On coupled-channel dynamics in the presence of anomalous thresholds

TL;DR

This paper develops a framework for analyzing coupled-channel systems with anomalous thresholds, enabling numerical solutions and physical interpretation through phase shifts and inelasticities.

Contribution

It introduces a novel method to handle anomalous thresholds in coupled-channel dynamics using deformed contour integrals and linear integral equations.

Findings

Framework successfully applied to a 3-channel system

Scattering amplitudes expressed via phase shifts and inelasticities

Method extends conventional approaches to complex energy planes

Abstract

We explore a general framework how to treat coupled-channel systems in the presence of overlapping left and right-hand cuts as well as anomalous thresholds.
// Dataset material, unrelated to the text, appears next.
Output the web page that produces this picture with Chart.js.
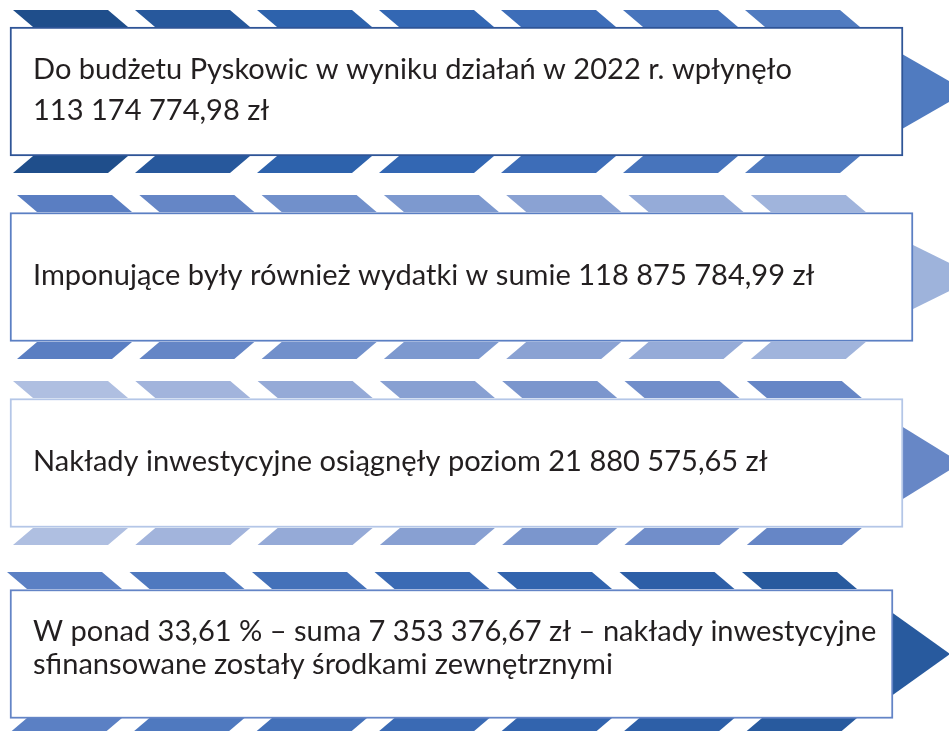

Such systems are studied in terms of a generalized potential, where we exploit the known analytic structure of t- and u-channel forces as the exchange masses get smaller approaching their physical values. Given an approximate generalized potential the coupled-channel reaction amplitudes are defined in terms of non-linear systems of integral equations. For large exchange masses, where there are no anomalous thresholds present, conventional $N/D$ methods are applicable to derive numerical solutions to the latter. At a formal level a generalization to the anomalous case is readily formulated by use of suitable contour integrations with amplitudes to be evaluated at complex energies. However, it is a considerable challenge to find numerical solutions to anomalous systems set up on a set of complex contours. By a suitable deformations of left-hand and right-hand cut lines we managed to establish a framework of linear integral equations defined for real energies. Explicit expressions are derived for the driving terms that hold for an arbitrary number of channels. Our approach is illustrated in terms of a schematic 3-channel systems. It is demonstrated that despite the presence of anomalous thresholds the scattering amplitude can be represented in terms of 3 phase shifts and 3 in-elasticity parameters, as one would expect from the coupled-channel unitarity condition.